Hypothesis or significance testing is a formal method of statistical inference. The hypotheses are framed in terms of population parameters (such as the population mean or average). On the basis of a set of archaeological samples drawn from the population of interest, a statistic is calculated (such as the sample average), the statistic is to the sample as the parameter is to the population. Knowledge of how the sample was drawn from the population and the value for the statistic allows one to generalise or infer the value of the parameter. In the hypothesis testing framework, it could, for example, be tested whether the population mean age (or Si concentration) is the same or different (summarized by the p-value) between two populations or confidence intervals (or plausible ranges) can be produced for the value of a population parameter or the difference in parameters.

**b) questions concerning relationships**

**Correlation and regression**

When there are several variables (measured on the same artifact), then a common investigation concerns the relationships between the two. Such a question of interest would be answered using a) correlation coefficients (Spearman or Pearson depending on distributional assumptions ) and b) if it is considered that the value of one variable (response) is in fact determined by the other (explanatory), then one might consider building a regression model. This latter type of modeling structure can also be extended to the situation where there are potentially many explanatory variables.

**Multivariate data**

There are a variety of techniques including clustering, principal components analysis and discriminant analysis, commonly described as multivariate techniques, since they are applied to data sets where there are many artefacts, and on each artefact, there are a number of variables measured. Each specimen whether it be a pottery shard, glass fragment, or coin will have a number of measurements made on it (eg metallurgical analysis, or shape (length, breadth etc) or decoration). Since the measurements are made on a single specimen, they are likely to be related, so in this sense, we have an extension from the bivariate (two variable- correlation) case to the multivariate (many variable case).

There are many questions which could have been asked and which will have influenced how the data were collected. Consider some of the most commonly asked questions:

**c) Question: are there any groups and if so how many, and which objects belong to which groups?**

**Cluster analysis** is used where the objects do not belong to known groups. Rather the purpose is to examine whether the objects tend to cluster into a small number of groups.

One objective of a study might be to identify groups of objects which are similar in terms of their characteristics (e.g. use or age). This requires the ability to detect patterns, and a scale on which to measure similarity in terms of the characteristics.

In clustering, the aim is to produce a picture of the grouping of the objects based on the dissimilarity matrix. The picture is known as the **dendrogram**, and like objects appear close together. There are many methods of producing a dendrogram, one of the methods begins by each individual object forming a cluster, then the two objects which are most alike are joined together and all the dissimilarities re-calculated, the smallest dissimilarity is then identified and these two objects (one of which may be the original two object group) joined together and so on until all the objects have ultimately been joined.

**How is it decided how many groups or clusters exist?**

Cluster analysis is an exploratory tool, so that there is no formal means of answering the question, how many clusters, and indeed the validity of any groupings so identified must be considered.
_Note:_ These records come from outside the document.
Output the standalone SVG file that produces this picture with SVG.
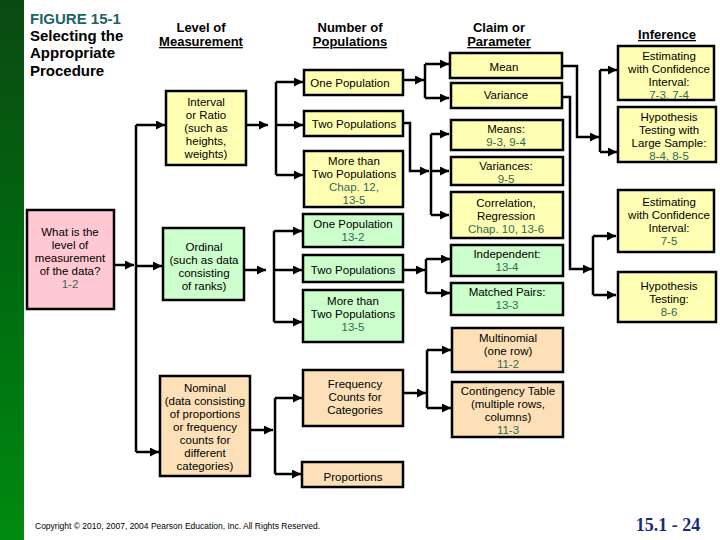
<svg xmlns="http://www.w3.org/2000/svg" width="720" height="540" viewBox="0 0 720 540">
<defs>
<linearGradient id="bar" x1="0" y1="0" x2="0" y2="1"><stop offset="0" stop-color="#0b4a12"/><stop offset="0.5" stop-color="#006a10"/><stop offset="1" stop-color="#008a10"/></linearGradient>
<marker id="ah" viewBox="0 0 10 10" refX="10" refY="5" markerWidth="3.6" markerHeight="3.6" orient="auto"><path d="M0,0L10,5L0,10z" fill="#000"/></marker>
</defs>
<style>
.b{stroke:#000;stroke-width:2.5}
.y{fill:#ffffb3}.g{fill:#ccffcc}.o{fill:#fde0b8}.p{fill:#ffc8d2}
text{font-family:"Liberation Sans",Arial,sans-serif;font-size:11.5px;text-anchor:middle;fill:#000}
.n{fill:#2e6b4f}
.h{font-weight:bold;font-size:13px}
.c path{fill:none;stroke:#000;stroke-width:2.5}
.a{marker-end:url(#ah)}
</style>
<rect width="720" height="540" fill="#fff"/>
<rect x="0" y="0" width="24" height="540" fill="url(#bar)"/>
<g id="title">
<text x="30" y="24" style="text-anchor:start;fill:#1c6464;font-weight:bold;font-size:15px">FIGURE 15-1</text>
<text x="30" y="41" style="text-anchor:start;font-weight:bold;font-size:15px">Selecting the</text>
<text x="30" y="58" style="text-anchor:start;font-weight:bold;font-size:15px">Appropriate</text>
<text x="30" y="76" style="text-anchor:start;font-weight:bold;font-size:15px">Procedure</text>
</g>
<g id="headers">
<text class="h" x="201" y="32">Level of</text><text class="h" x="201" y="46" text-decoration="underline">Measurement</text>
<text class="h" x="350" y="32">Number of</text><text class="h" x="350" y="46" text-decoration="underline">Populations</text>
<text class="h" x="499" y="32">Claim  or</text><text class="h" x="499" y="46" text-decoration="underline">Parameter</text>
<text class="h" x="667" y="39" text-decoration="underline">Inference</text>
</g>
<g class="c">
<path class="a" d="M114,265H134"/>
<path d="M136,125V452"/>
<path class="a" d="M136,125H165"/><path class="a" d="M136,266H162"/><path class="a" d="M136,452H159"/>
<path class="a" d="M246,125H268"/><path d="M276,82V175"/>
<path class="a" d="M276,82H303"/><path class="a" d="M276,125H303"/><path class="a" d="M276,175H303"/>
<path class="a" d="M244,270H266"/><path d="M274,231V322"/>
<path class="a" d="M274,231H302"/><path class="a" d="M274,270H302"/><path class="a" d="M274,322H302"/>
<path class="a" d="M250,430H273"/><path d="M275,398V474"/>
<path class="a" d="M275,398H302"/><path class="a" d="M275,474H301"/>
<path class="a" d="M403,80H424"/><path d="M425,64V98"/>
<path class="a" d="M425,64H449"/><path class="a" d="M425,98H449"/>
<path class="a" d="M403,123H410V171H429"/><path d="M431,134V215"/>
<path class="a" d="M431,134H449"/><path class="a" d="M431,171H449"/><path class="a" d="M431,215H449"/>
<path class="a" d="M403,270H425"/><path d="M426,259V293"/>
<path class="a" d="M426,259H450"/><path class="a" d="M426,293H450"/>
<path class="a" d="M403,393H426"/><path d="M427,350V408"/>
<path class="a" d="M427,350H451"/><path class="a" d="M427,408H451"/>
<path class="a" d="M562,66H577V137H599"/><path d="M600,70V152"/>
<path class="a" d="M600,70H617"/><path class="a" d="M600,152H617"/>
<path class="a" d="M562,97H570V269H592"/><path d="M593,236V295"/>
<path class="a" d="M593,236H616"/><path class="a" d="M593,295H616"/>
</g>
<g id="what"><rect class="b p" x="27" y="210" width="87" height="99"/><text x="70" y="236">What is the</text><text x="70" y="249">level of</text><text x="70" y="262">measurement</text><text x="70" y="275">of the data?</text><text class="n" x="70" y="288">1-2</text></g>
<g id="interval"><rect class="b y" x="166" y="91" width="80" height="74"/><text x="206" y="106">Interval</text><text x="206" y="119">or Ratio</text><text x="206" y="132">(such as</text><text x="206" y="145">heights,</text><text x="206" y="158">weights)</text></g>
<g id="ordinal"><rect class="b g" x="163" y="228" width="81" height="72"/><text x="204" y="251">Ordinal</text><text x="204" y="264">(such as data</text><text x="204" y="277">consisting</text><text x="204" y="290">of  ranks)</text></g>
<g id="nominal"><rect class="b o" x="160" y="376" width="90" height="100"/><text x="205" y="392">Nominal</text><text x="205" y="405">(data consisting</text><text x="205" y="418">of proportions</text><text x="205" y="431">or frequency</text><text x="205" y="444">counts for</text><text x="205" y="457">different</text><text x="205" y="470">categories)</text></g>
<g id="p1"><rect class="b y" x="304" y="70" width="99" height="25"/><text x="350" y="87">One Population</text></g>
<g id="p2"><rect class="b y" x="304" y="111" width="99" height="25"/><text x="354" y="128">Two Populations</text></g>
<g id="p3"><rect class="b y" x="304" y="151" width="99" height="56"/><text x="354" y="165">More than</text><text x="354" y="178">Two Populations</text><text class="n" x="354" y="191">Chap. 12,</text><text class="n" x="354" y="204">13-5</text></g>
<g id="o1"><rect class="b g" x="303" y="214" width="100" height="33"/><text x="353" y="228">One Population</text><text class="n" x="353" y="241">13-2</text></g>
<g id="o2"><rect class="b g" x="303" y="255" width="100" height="27"/><text x="353" y="274">Two Populations</text></g>
<g id="o3"><rect class="b g" x="303" y="290" width="100" height="52"/><text x="353" y="305">More than</text><text x="353" y="318">Two Populations</text><text class="n" x="353" y="331">13-5</text></g>
<g id="freq"><rect class="b o" x="303" y="370" width="100" height="56"/><text x="355" y="388">Frequency</text><text x="355" y="401">Counts for</text><text x="355" y="414">Categories</text></g>
<g id="prop"><rect class="b o" x="302" y="462" width="101" height="25"/><text x="353" y="481">Proportions</text></g>
<g id="mean"><rect class="b y" x="450" y="53" width="112" height="25"/><text x="504" y="71">Mean</text></g>
<g id="var"><rect class="b y" x="451" y="83" width="111" height="25"/><text x="506" y="99">Variance</text></g>
<g id="means"><rect class="b y" x="451" y="120" width="112" height="30"/><text x="506" y="133">Means:</text><text class="n" x="506" y="146">9-3, 9-4</text></g>
<g id="vars"><rect class="b y" x="451" y="157" width="112" height="28"/><text x="506" y="170">Variances:</text><text class="n" x="506" y="183">9-5</text></g>
<g id="corr"><rect class="b y" x="451" y="192" width="112" height="46"/><text x="506" y="207">Correlation,</text><text x="506" y="220">Regression</text><text class="n" x="506" y="233">Chap. 10,  13-6</text></g>
<g id="indep"><rect class="b g" x="451" y="245" width="112" height="31"/><text x="507" y="258">Independent:</text><text class="n" x="507" y="271">13-4</text></g>
<g id="matched"><rect class="b g" x="451" y="283" width="112" height="32"/><text x="507" y="296">Matched Pairs:</text><text class="n" x="507" y="309">13-3</text></g>
<g id="multi"><rect class="b o" x="452" y="328" width="111" height="44"/><text x="508" y="342">Multinomial</text><text x="508" y="355">(one  row)</text><text class="n" x="508" y="368">11-2</text></g>
<g id="cont"><rect class="b o" x="452" y="382" width="111" height="55"/><text x="508" y="395">Contingency Table</text><text x="508" y="408">(multiple  rows,</text><text x="508" y="421">columns)</text><text class="n" x="508" y="434">11-3</text></g>
<g id="ci1"><rect class="b y" x="618" y="46" width="96" height="54"/><text x="669" y="60">Estimating</text><text x="669" y="73">with Confidence</text><text x="669" y="86">Interval:</text><text class="n" x="669" y="99">7-3, 7-4</text></g>
<g id="ht1"><rect class="b y" x="618" y="107" width="98" height="55"/><text x="669" y="121">Hypothesis</text><text x="669" y="134">Testing with</text><text x="669" y="147">Large Sample:</text><text class="n" x="669" y="160">8-4, 8-5</text></g>
<g id="ci2"><rect class="b y" x="618" y="190" width="96" height="62"/><text x="669" y="206">Estimating</text><text x="669" y="219">with Confidence</text><text x="669" y="232">Interval:</text><text class="n" x="669" y="245">7-5</text></g>
<g id="ht2"><rect class="b y" x="618" y="272" width="98" height="50"/><text x="669" y="290">Hypothesis</text><text x="669" y="303">Testing:</text><text class="n" x="669" y="316">8-6</text></g>
<text x="35" y="529" style="text-anchor:start;font-size:8.5px">Copyright © 2010, 2007, 2004 Pearson Education, Inc. All Rights Reserved.</text>
<text x="668" y="531" style="font-family:'Liberation Serif',serif;font-weight:bold;font-size:18px;fill:#1a2a7a">15.1 - 24</text>
</svg>
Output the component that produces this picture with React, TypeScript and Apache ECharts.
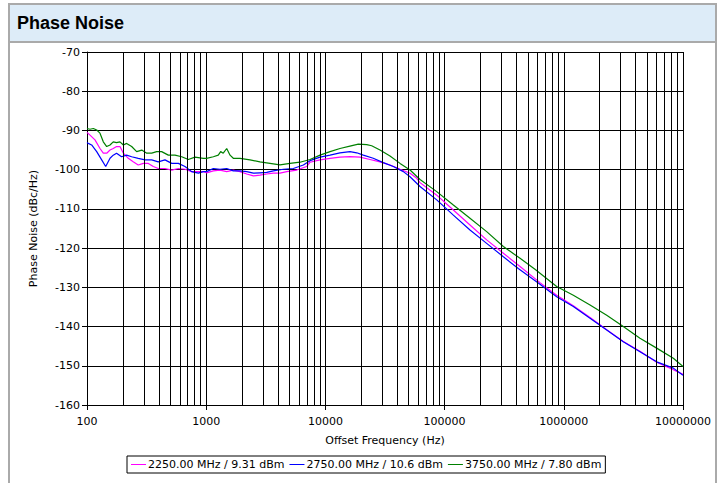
import React, { useEffect, useRef } from "react";
import * as echarts from "echarts";

// Offset frequency (Hz) and phase noise (dBc/Hz) per trace
const freq2250 = [100, 106, 116.7, 128.5, 137, 146.3, 156, 166, 177, 189, 202, 222, 244, 269, 297, 327, 360, 396, 451, 514, 584, 664, 755, 859, 946, 1007, 1148, 1305, 1486, 1688, 1923, 2188, 2485, 2826, 3219, 3656, 4159, 4740, 5743, 6966, 7430, 9016, 10940, 13250, 16070, 19500, 23660, 28700, 34830, 42300, 51300, 58400, 62200, 85900, 118400, 163300, 225400, 311100, 429300, 631000, 871000, 1202000, 1660000, 2291000, 3155000, 4355000, 6012000, 8299000, 10000000];
const pn2250 = [-90.5, -91.2, -92.4, -94.6, -95.8, -95.8, -95.0, -94.6, -94.1, -94.1, -95.8, -97.1, -98.0, -98.8, -98.4, -98.4, -99.2, -99.7, -99.7, -100.1, -99.7, -99.9, -100.5, -100.5, -100.5, -100.8, -100.3, -100.1, -100.5, -100.1, -100.5, -101.1, -101.6, -101.4, -101.1, -100.9, -100.9, -100.5, -100.1, -99.2, -98.1, -97.5, -97.1, -96.8, -96.7, -96.8, -97.4, -98.0, -98.8, -99.9, -100.9, -102.2, -103.3, -106.5, -110.3, -114.1, -117.9, -121.3, -124.7, -128.8, -132.0, -134.7, -137.7, -140.8, -143.8, -146.3, -149.1, -151.0, -152.2];

const freq2750 = [100, 102.5, 109.4, 120.6, 132.8, 143.5, 156, 166, 177, 195, 215, 237, 269, 307, 349, 396, 451, 514, 584, 664, 755, 859, 946, 1007, 1148, 1305, 1486, 1688, 1923, 2188, 2485, 2826, 3219, 3656, 4437, 5383, 6530, 7430, 9016, 10940, 13250, 16070, 18320, 20790, 25190, 30600, 37150, 45100, 51300, 62200, 85900, 118400, 163300, 225400, 311100, 415000, 631000, 871000, 1202000, 1660000, 2291000, 3155000, 4355000, 6012000, 8299000, 10000000];
const pn2750 = [-93.1, -93.3, -93.7, -95.4, -97.5, -99.2, -97.1, -96.3, -95.8, -96.7, -96.3, -96.7, -97.1, -97.5, -97.5, -98.0, -97.5, -98.4, -98.4, -99.2, -100.5, -100.9, -100.5, -100.5, -99.7, -99.9, -99.7, -100.3, -100.3, -100.5, -100.9, -100.8, -100.7, -100.3, -99.9, -99.7, -98.8, -97.7, -96.8, -96.3, -95.7, -95.4, -95.7, -96.3, -97.1, -98.2, -99.2, -100.5, -101.8, -104.3, -107.7, -111.6, -115.4, -118.8, -122.2, -125.2, -129.2, -132.4, -134.9, -137.9, -140.9, -143.9, -146.4, -149.0, -150.6, -152.4];

const freq3750 = [100, 106, 113, 120.6, 128.5, 137, 146.3, 156, 166, 177, 189, 202, 215, 237, 261, 288, 317, 349, 384, 423, 481, 547, 623, 708, 805, 946, 1007, 1148, 1263, 1322, 1390, 1486, 1585, 1688, 1923, 2329, 2826, 3428, 4159, 5047, 6124, 7430, 9016, 10940, 13250, 16070, 18880, 22220, 24450, 28700, 34830, 42300, 51300, 62200, 85900, 118400, 163300, 225400, 311100, 429300, 573000, 871000, 1202000, 1660000, 2291000, 3155000, 4355000, 6012000, 8299000, 10000000];
const pn3750 = [-89.5, -89.7, -89.5, -89.9, -90.7, -92.9, -94.1, -93.7, -92.9, -93.1, -92.9, -93.7, -93.3, -94.1, -95.4, -95.0, -95.8, -95.8, -95.4, -95.4, -96.3, -96.3, -96.7, -97.4, -96.8, -97.1, -97.1, -96.7, -96.3, -95.4, -95.8, -94.6, -96.3, -97.1, -97.1, -97.5, -98.0, -98.4, -98.8, -98.4, -98.1, -97.4, -96.3, -95.4, -94.6, -94.0, -93.5, -93.6, -93.9, -95.0, -96.5, -98.4, -100.1, -102.5, -105.6, -109.0, -112.4, -115.8, -119.6, -122.6, -125.4, -129.8, -132.0, -134.5, -137.1, -140.0, -143.0, -145.5, -148.1, -150.2];

const seriesNames = ["2250.00 MHz / 9.31 dBm", "2750.00 MHz / 10.6 dBm", "3750.00 MHz / 7.80 dBm"];
const seriesColors = ["#ff00ff", "#0000ff", "#008000"];
const decades = [100, 1000, 10000, 100000, 1000000];
const minorSteps = [2, 3, 4, 5, 6, 7, 8, 9];

const FONT = "'DejaVu Sans', Verdana, sans-serif";

function zip(xs: number[], ys: number[]) {
  return xs.map((x, i) => [x, ys[i]]);
}

export default function App() {
  const ref = useRef<HTMLDivElement>(null);
  useEffect(() => {
    if (!ref.current) return;
    const chart = echarts.init(ref.current, undefined, { renderer: "svg" });
    const minorLines: any[] = [];
    decades.forEach((d) => minorSteps.forEach((k) => minorLines.push({ xAxis: d * k })));
    const allData = [zip(freq2250, pn2250), zip(freq2750, pn2750), zip(freq3750, pn3750)];
    chart.setOption({
      animation: false,
      title: {
        text: "Phase Noise",
        left: 12,
        top: 9,
        textStyle: { fontFamily: "'Liberation Sans', Arial, sans-serif", fontWeight: "bold", fontSize: 18, color: "#000" },
      },
      grid: { left: 87, right: 39, top: 52, bottom: 78 },
      legend: {
        data: seriesNames.map((n) => ({ name: n, icon: "rect" })),
        left: 127,
        top: 456,
        orient: "horizontal",
        borderColor: "#000",
        borderWidth: 1,
        borderRadius: 0,
        padding: [3, 4, 3, 4],
        itemGap: 5,
        itemWidth: 15,
        itemHeight: 1,
        textStyle: { fontFamily: FONT, fontSize: 11, color: "#000", padding: [0, 0, 0, -3] },
      },
      xAxis: {
        type: "log",
        logBase: 10,
        min: 100,
        max: 10000000,
        name: "Offset Frequency (Hz)",
        nameLocation: "middle",
        nameGap: 30,
        nameTextStyle: { fontFamily: FONT, fontSize: 11, color: "#000" },
        axisLine: { show: true, onZero: false, lineStyle: { color: "#000", width: 1 } },
        axisTick: { show: true, length: 5, lineStyle: { color: "#000" } },
        axisLabel: {
          fontFamily: FONT,
          fontSize: 11,
          color: "#000",
          margin: 11,
          formatter: (v: number) => String(Math.round(v)),
        },
        splitLine: { show: true, lineStyle: { color: "#000", width: 1 } },
      },
      yAxis: {
        type: "value",
        min: -160,
        max: -70,
        interval: 10,
        name: "Phase Noise (dBc/Hz)",
        nameLocation: "middle",
        nameGap: 48,
        nameTextStyle: { fontFamily: FONT, fontSize: 11, color: "#000" },
        axisLine: { show: true, lineStyle: { color: "#000", width: 1 } },
        axisTick: { show: true, length: 5, lineStyle: { color: "#000" } },
        axisLabel: { fontFamily: FONT, fontSize: 11, color: "#000", margin: 7 },
        splitLine: { show: true, lineStyle: { color: "#000", width: 1 } },
      },
      series: [
        {
          type: "line",
          name: "__grid",
          data: [],
          z: 1,
          silent: true,
          markLine: {
            silent: true,
            symbol: ["none", "none"],
            label: { show: false },
            lineStyle: { color: "#000", width: 1, type: "solid" },
            emphasis: { disabled: true },
            data: minorLines,
          },
        },
        ...seriesNames.map((name, i) => ({
          type: "line",
          name,
          data: allData[i],
          z: 3,
          symbol: "none",
          showSymbol: false,
          lineStyle: { color: seriesColors[i], width: 1.2 },
          itemStyle: { color: seriesColors[i] },
        })),
      ],
    });
    return () => chart.dispose();
  }, []);

  return (
    <div style={{ position: "fixed", left: 0, top: 0, width: 722, height: 483, overflow: "hidden", background: "#fff" }}>
      <div
        style={{
          position: "absolute",
          left: 8,
          top: 3,
          width: 709,
          height: 520,
          boxSizing: "border-box",
          border: "2px solid #aaaaaa",
          background: "#fff",
        }}
      />
      <div
        style={{
          position: "absolute",
          left: 8,
          top: 3,
          width: 709,
          height: 40,
          boxSizing: "border-box",
          border: "2px solid #aaaaaa",
          background: "#ddecf8",
        }}
      />
      <div ref={ref} style={{ position: "absolute", left: 0, top: 0, width: 722, height: 483 }} />
    </div>
  );
}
There is no simple answer to these questions.

**d) Question: what features identify known groups?**

In **discrimination**, there is a set of objects that fall into known groups, and there are data from each of the objects. The aim of discrimination is to build a classification rule that may be applied to new objects in order to allocate them to the most appropriate group.

Suppose that study of 4 distinct contexts on a site, revealed from each a large hoard of pottery. Each pottery piece was analysed and measured for a number of attributes and the archaeologist was interested in finding out whether it was possible on the basis of the attributes to separate the pottery. This is a problem of discrimination, in that it is known that there are 4 groups and it is desired to find out what determines this classification.

One further point is that a number of misclassifications will be made. Obviously this number should be kept as small as possible. In linear discriminant analysis, linear functions of the variables are used to determine the classification, but there are also more general forms of discriminant analysis. There is a note of caution however, since there is a need to use a training set to identify the classification rule, but the same data should not then be used to assess the performance, unless the approach taken is modified by using cross-validation.

**e) Question: can the problem be simplified (reduce the number of dimensions)?**

**Principal component analysis (PCA)** is used where there are a number of different variables which are measured on each specimen and the aim is to reduce dimensionality and thus to find a smaller number of new variables that are uncorrelated and explain almost all of the variation of the original data. It is sometimes called an ordination technique. Thus PCA provides a transformation of the data in which a large percentage of the variation in a large number of variables is compressed into a smaller number of variables. It does not assume an underlying model, and is again used as a data descriptive or exploratory tool.

The new variables are combinations (linear) of the original variables which retain a large percentage of the original information contained in the full data set, and they are constructed to be uncorrelated. The key input to the analysis is either the correlation or covariance matrix. The underlying rationale is that if two variables possess some underlying common factor, then they should be highly correlated. Thus from studying the correlation matrix, the aim is to produce a new set of common variables which are themselves unrelated. One of the key pieces of output from a PCA is the cumulative proportion of variation explained, obviously high values for this based on small numbers of new variables, means that the reduction in dimensionality will be successful.

**Compositional data**

In some multivariate situations (eg such as major element composition), it is possible that the row sums are fixed (in this case say equal to 100%) and in this case, it is not possible to proceed as though the variables were independent, since to do so could result in incorrect inferences being made. One result of ignoring such constraints is that spurious correlations are found, which obviously interfere in the principal components or discrimination analysis. There has been some considerable debate concerning the most appropriate means to deal with such data, ranging from ignoring the problem, to creating a transformation of the data such that the variables are independent. This latter approach is often dealt with through using a log ratio transformation (Aitchison 1990).

**Final comments**

Especially in the context of chronology construction, statistical models are becoming increasingly complex, however one should always be mindful that statistical models make assumptions, which should be verified; that they should be fit for purpose, and that within the Bayesian context, extreme care should be taken in the specification of the prior. However that all said, statistical modelling has revolutionised much archaeological research and is an immensely valuable tool.